Look folks, every time this comes up, I get letters telling me I'm full of crap. Aside from my digestive capacity not having anything to do with this, I wonder how many of you have actually tried this or are just parroting what you've "always been told". I don't do show work, but I've done between 15 and 20 of the big sheep over the years and I still haven't suffered the calamities I've been promised. That doesn't mean I'm right, but I'm sure not that lucky. If you have doubts, then do what ratskinner suggests. It works and it works great, but I'm always doing something else when sheep come in and I never get to them while they're fresh most times Once that epidermal layer dries, it's going to take a whole lot of rotting to remove them. And I'm one of those impatient people with a gasoline ass. I want them done and I want them done quick. I wait until I have 3 or 4 pair, get out the catfish cooker and the turkey fry pot and get the water boiling. I dip them in for about 10 minutes and then try to twist them off. If not, I repeat until they do with 10 minute intervals. Once they pop off, I let them cool a little, cut the cores, dump a hand full of DP down the cases, dump the excess out and then slide back over the core and leave them until I'm ready to mount. I've never had a problem, but you might. So do it the way you'd like, but as for me, I'm planning on continuing to push my luck until I'm proven wrong. (By the way, I NEVER boil pronghorns)

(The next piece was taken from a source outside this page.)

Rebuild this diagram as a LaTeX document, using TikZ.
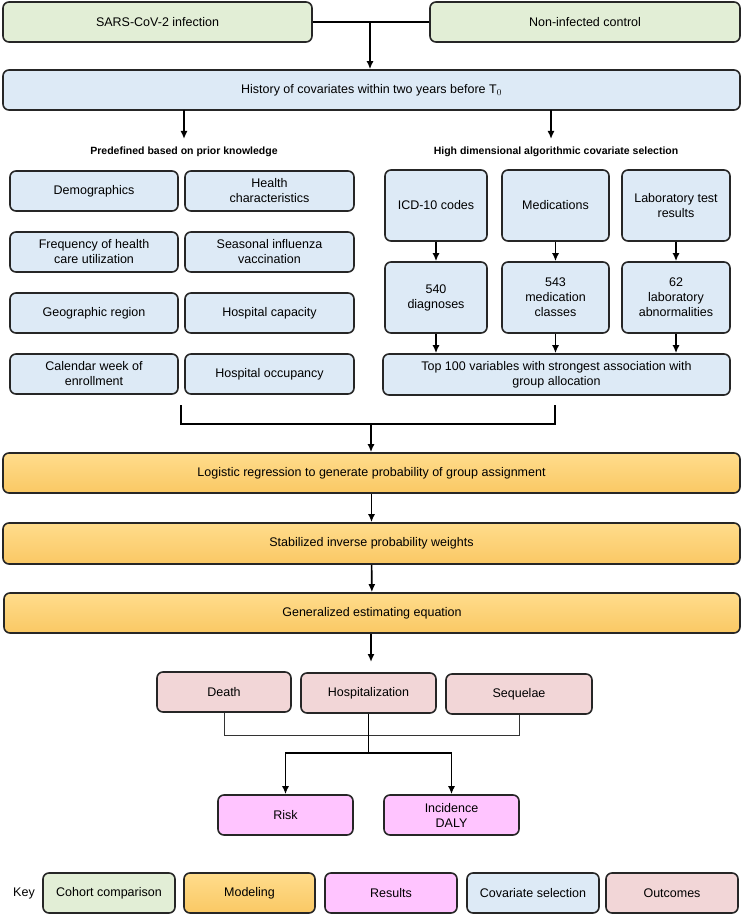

This response submitted by . on 4/16/01. ( )

If you have a microwave that's large enough! I never did ram horns but i do all my antelope that way. Put them in the micro and give them 20 second shots of the micro until you can twist and pull them off. Works for me!


This response submitted by Ramo on 4/19/01. ( )

THis last fall I did my first sheep. It was a Texas Dall, and I asked on here what to do. I got the same responses you did, "What ever you do, DON"T BOIL!", What ever you do, BOIL!" I figured I didn't want to ruin the horns, so I filled a trashcan up with water, and set the skull in there to rot. After a month of rotting, I took the nasty mess out of the trashcan, and pulled and cussed that animal, and the horns didn't budge. I then took a drill with a long bit, and drilled up into the cores, so the water could get up into the horns, I also took a thin knife, and went around the bases. Keep in mind while I was doing this, I was about to lose my lunch, because this thing stinks BAD. I then put the skull back in the water for another month (My cousin's mount, and he wasn't in a hurry) After another month, and It got even worse smelling, I took it out. I slammed it abgainst a stump, (Gross nasty stuff flying), I kicked it, I pulled for all I was worth, and guess what. It didn't budge. FInally I took it to my propane cooker, put it in a big pot, and got the water hot(not quite boiling), and they practically fell off, with hardly any pulling. Do what you want, but if I were you, I wouldn't let them rot and stink, I would just boil.